The United States and the United Kingdom cyber and law enforcement entities (NSA, FBI, CISA and NCSC) have joined forces to protect enterprises in their respective nations and the globe, with the July 1 issuance of defensive guidance regarding Russian the intelligence service’s targeting and attack methodologies. While bilateral sharing of information between the US and UK intelligence services occurs daily, the public sharing of their joint perspective and guidance is especially noteworthy and should be taken on board by every CISO, regardless of company size.
Russian GRU global brute force campaign
The report, Russian GRU Global Brute Force Campaign, notes since at least mid-2019 through early 2021, the Russian GRU’s (military intelligence) Unit 26165 has used a “Kubernetes cluster to conduct widespread, distributed, and anonymized brute force access attempts against hundreds of government and private sector targets worldwide.” The cybersecurity world has previously identified the efforts of Unit 26165 with the monikers Fancy Bear, APT28, and Strontium.
When the attack is successful, the report said, the adversary can “access protected data, including email, and identify valid account credentials.”
They then use the credentials to move laterally within the targeted entity, collecting data, establishing additional footholds, and perhaps most importantly from the adversary’s perspective, evade detection.
The report detailed how the targeting efforts of Unit 26165, while global, have focused primarily on the United States and Europe and included the energy, logistics, academia, research, media, legal, defense, and government sectors.

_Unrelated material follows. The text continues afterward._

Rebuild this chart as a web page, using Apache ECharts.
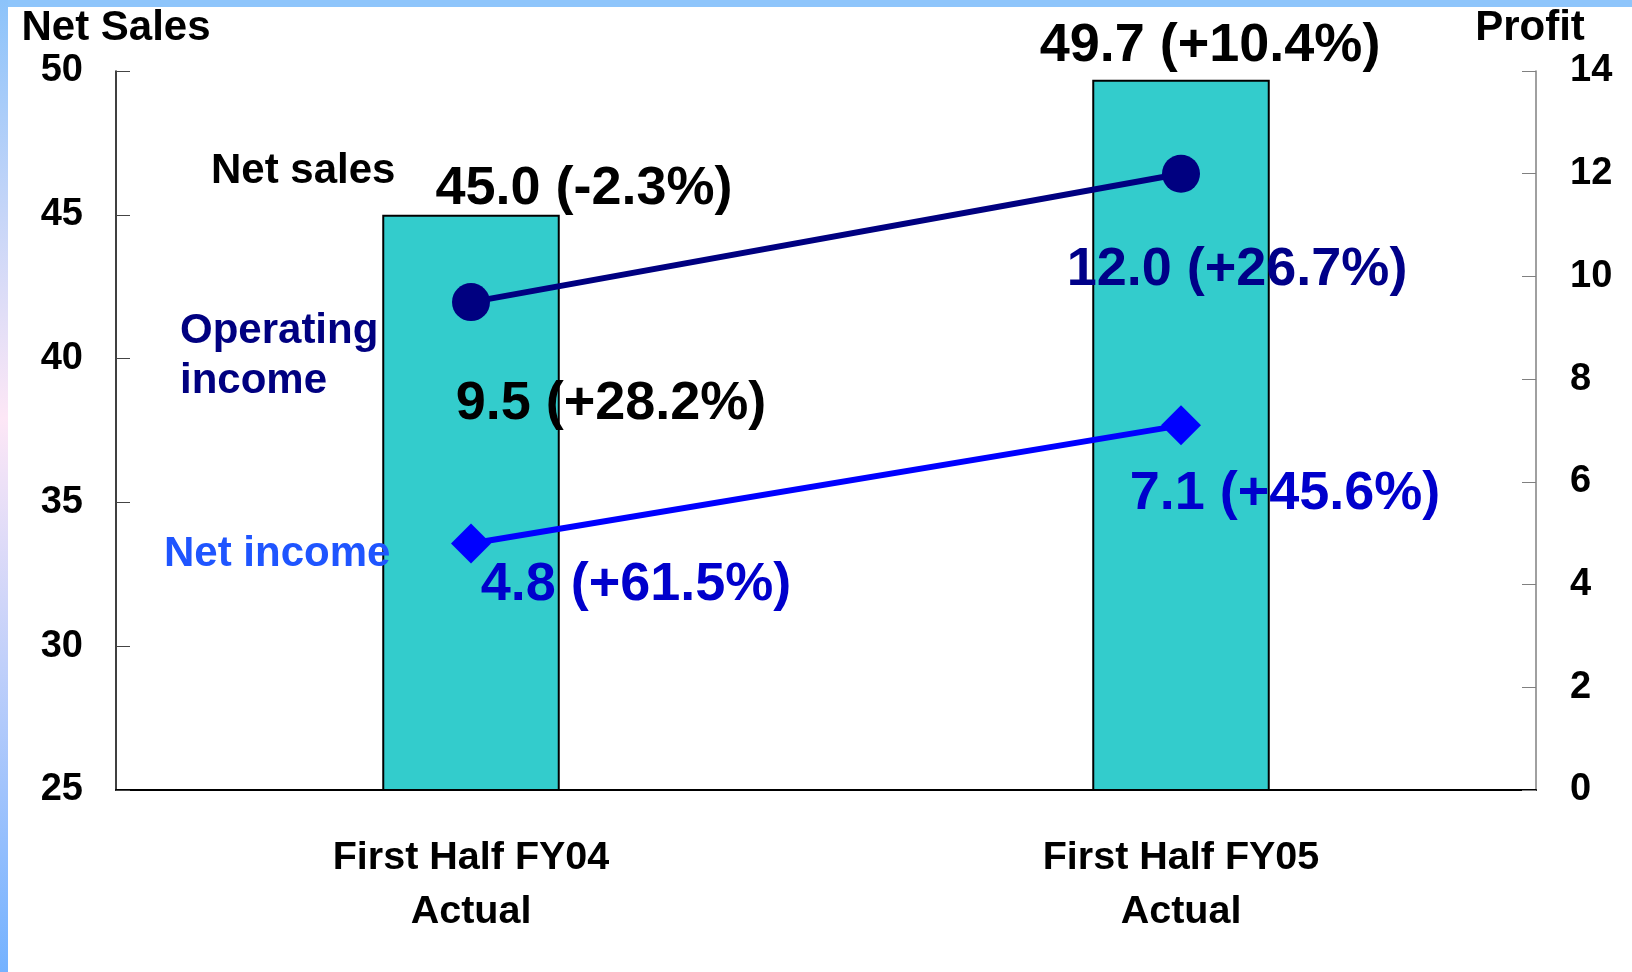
<!DOCTYPE html>
<html>
<head>
<meta charset="utf-8">
<script src="https://cdn.jsdelivr.net/npm/echarts@6/dist/echarts.min.js"></script>
<style>
html,body{margin:0;padding:0;background:#fff;}
#chart{width:1632px;height:972px;}
</style>
</head>
<body>
<div id="chart"></div>
<script>
// ---- data ----
const categories = ['First Half FY04\nActual', 'First Half FY05\nActual'];
const netSales = [45.0, 49.7];
const netSalesGrowth = ['-2.3%', '+10.4%'];
const operatingIncome = [9.5, 12.0];
const operatingIncomeGrowth = ['+28.2%', '+26.7%'];
const netIncome = [4.8, 7.1];
const netIncomeGrowth = ['+61.5%', '+45.6%'];
const leftTicks = {min: 25, max: 50, interval: 5};
const rightTicks = {min: 0, max: 14, interval: 2};

// ---- label layout (style only) ----
const salesLabelOffset = [[113, -26], [29, -34]];
const oiLabelOffset = [[140, 102], [56, 96]];
const oiLabelColor = ['#000000', '#000088'];
const niLabelOffset = [[165, 42], [104, 69]];
const niLabelColor = ['#0000cc', '#0000cc'];

const FONT = '"Liberation Sans", Arial, sans-serif';
const fmt = (v, g) => v.toFixed(1) + ' (' + g + ')';

const chart = echarts.init(document.getElementById('chart'));
chart.setOption({
  animation: false,
  backgroundColor: '#ffffff',
  textStyle: {fontFamily: FONT},
  grid: {left: 116, right: 96, top: 71, bottom: 182},
  xAxis: {
    type: 'category',
    data: categories,
    axisLine: {lineStyle: {color: '#000', width: 2}},
    axisTick: {inside: true, length: 14, lineStyle: {color: '#555', width: 1}},
    axisLabel: {color: '#000', fontSize: 39.5, fontWeight: 'bold', fontFamily: FONT, lineHeight: 54, margin: 41}
  },
  yAxis: [
    {
      type: 'value', position: 'left',
      min: leftTicks.min, max: leftTicks.max, interval: leftTicks.interval,
      name: 'Net Sales', nameLocation: 'end', nameGap: 22,
      nameTextStyle: {color: '#000', fontSize: 42, fontWeight: 'bold', fontFamily: FONT},
      axisLine: {show: true, lineStyle: {color: '#000', width: 1.5}},
      axisTick: {show: true, inside: true, length: 14, lineStyle: {color: '#444', width: 1}},
      axisLabel: {color: '#000', fontSize: 38, fontWeight: 'bold', fontFamily: FONT, margin: 33, padding: [8, 0, 0, 0]},
      splitLine: {show: false}
    },
    {
      type: 'value', position: 'right',
      min: rightTicks.min, max: rightTicks.max, interval: rightTicks.interval,
      name: 'Profit', nameLocation: 'end', nameGap: 22,
      nameTextStyle: {color: '#000', fontSize: 42, fontWeight: 'bold', fontFamily: FONT, padding: [0, 12, 0, 0]},
      axisLine: {show: true, lineStyle: {color: '#808080', width: 1.5}},
      axisTick: {show: true, inside: true, length: 14, lineStyle: {color: '#808080', width: 1}},
      axisLabel: {color: '#000', fontSize: 38, fontWeight: 'bold', fontFamily: FONT, margin: 34, padding: [8, 0, 0, 0]},
      splitLine: {show: false}
    }
  ],
  series: [
    {
      name: 'Net sales', type: 'bar', yAxisIndex: 0, barWidth: '25%',
      itemStyle: {color: '#33cccc', borderColor: '#000', borderWidth: 2},
      data: netSales.map((v, i) => ({
        value: v,
        label: {offset: salesLabelOffset[i]}
      })),
      label: {
        show: true, position: 'top', distance: 0, verticalAlign: 'middle',
        color: '#000', fontSize: 54, fontWeight: 'bold', fontFamily: FONT,
        formatter: p => fmt(netSales[p.dataIndex], netSalesGrowth[p.dataIndex])
      },
      z: 1
    },
    {
      name: 'Operating income', type: 'line', yAxisIndex: 1,
      symbol: 'circle', symbolSize: 38,
      lineStyle: {color: '#000080', width: 6},
      itemStyle: {color: '#000080'},
      data: operatingIncome.map((v, i) => ({
        value: v,
        label: {offset: oiLabelOffset[i], color: oiLabelColor[i]}
      })),
      label: {
        show: true, position: 'inside', align: 'center', verticalAlign: 'middle',
        fontSize: 54, fontWeight: 'bold', fontFamily: FONT,
        formatter: p => fmt(operatingIncome[p.dataIndex], operatingIncomeGrowth[p.dataIndex])
      },
      z: 3
    },
    {
      name: 'Net income', type: 'line', yAxisIndex: 1,
      symbol: 'diamond', symbolSize: 40,
      lineStyle: {color: '#0000ff', width: 6},
      itemStyle: {color: '#0000ff'},
      data: netIncome.map((v, i) => ({
        value: v,
        label: {offset: niLabelOffset[i], color: niLabelColor[i]}
      })),
      label: {
        show: true, position: 'inside', align: 'center', verticalAlign: 'middle',
        fontSize: 54, fontWeight: 'bold', fontFamily: FONT,
        formatter: p => fmt(netIncome[p.dataIndex], netIncomeGrowth[p.dataIndex])
      },
      z: 3
    }
  ],
  graphic: [
    {type: 'rect', left: 0, top: 0, shape: {width: 1632, height: 7}, style: {fill: '#8ec5fb'}, z: 10},
    {type: 'rect', left: 0, top: 0, shape: {width: 8, height: 972},
      style: {fill: new echarts.graphic.LinearGradient(0, 0, 0, 1, [
        {offset: 0, color: '#8cc3fa'},
        {offset: 0.43, color: '#fde7f6'},
        {offset: 1, color: '#74b2ff'}
      ])}, z: 10},
    {type: 'text', left: 211, top: 150, z: 10, style: {text: 'Net sales', fill: '#000', font: 'bold 42px ' + FONT}},
    {type: 'text', left: 180, top: 306, z: 10, style: {text: 'Operating\nincome', fill: '#000080', font: 'bold 42px ' + FONT, lineHeight: 50}},
    {type: 'text', left: 164, top: 533, z: 10, style: {text: 'Net income', fill: '#1f55ff', font: 'bold 42px ' + FONT}}
  ]
});
</script>
</body>
</html>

They also targeted political parties, organizations, and consultants.
Security guidance for network managers
The report is unambiguous in its guidance to network managers and those charged with the protection of data and infrastructure:
- Expand usage of multi-factor authentication using strong authentication factors that are not guessable.
- Use time-out and lock-out features. Increase time-out after each fail and lock out after multiple failed attempts to access network resources.
- Mandate strong password usage that directly addresses brute force dictionary or guessing attacks.
- Embrace zero trust security including least-privileged access and segmenting networks.
- Deny inbound activity from anonymization services such as Tor and commercial VPNs. (CactusVPN, IPVanish, NordVPN, ProtonVPN, Surfshark and WorldVPN are all identified by name.)
GRU Unit 26165
This is not the first time GRU Unit 26165 has been highlighted in a government bulletin or advisory. Indeed, the window of activity, mid-2019 through early 2021, might lead some to believe these activities by GRU Unit 26165 are new, but nothing could be further from the truth. The GRU and its robust offensive cyber capabilities have been engaged in cyberattacks and penetrations or many years. Examples include the 2016 US elections, the 2014 Winter Olympics in Sochi, and the 2020 advisory for “Malware: Drovorub.”
U.S. election: Almost exactly three years ago, the US Department of Justice announced the grand jury indictment of 12 Russian intelligence officers for offenses related to the 2016 election—hacking the Democratic National Committee, the presidential campaign of Hillary Clinton and the Democratic Congressional Campaign Committee. The entity then went on to publish portions of the stolen content via a fictitious Romanian, Guccifer 2.0.
Winter Olympics: In October 2018, a separate grand jury issued an indictment of seven Russian intelligence officers concerning Russia’s state-sponsored athlete doping program. The indictment notes how from 2014 through 2018, GRU Unit 26165 played a key part in the Russia efforts to adjust the narrative and Unit 26165 “conducted persistent and sophisticated computer intrusions affecting US persons, corporate entities, international organizations, and their respective employees.”
Drovorub: In August 2020, the NSA and FBI issued a bulletin concerning Unit 26165 deployment of malware called Drovorub, which targeted Linux systems as part of a cyber-espionage activity.
CISOs, use this guidance with your C-suite
CISOs should recognize that this guidance is neither new nor difficult to implement. The recommendations could be pulled from network security 101. This does not diminish the importance of the joint guidance. Rather, it serves to highlight the current state of play. The multiple agencies arepublicly sharing their guidance. The fact is, adversaries continue to be successful because information security implementation, maintenance, and governance is uneven and within some entities poorly implemented.
That said, CISOs should use this guidance with the C-Suite as a demonstrable tool to garner resources for information security teams to successfully muscle through resistance to the need to resource information security. We must engage in defensive actions to make it too costly or difficult for the adversary to be successful and have a plan in place to mitigate those instances when the adversary is successful.
GRU Unit 26165 isn’t going to pack up shop; they are in it for the long-haul. What they can be expected to do is change their tactics. Their targeting, however, won’t change: You are the target.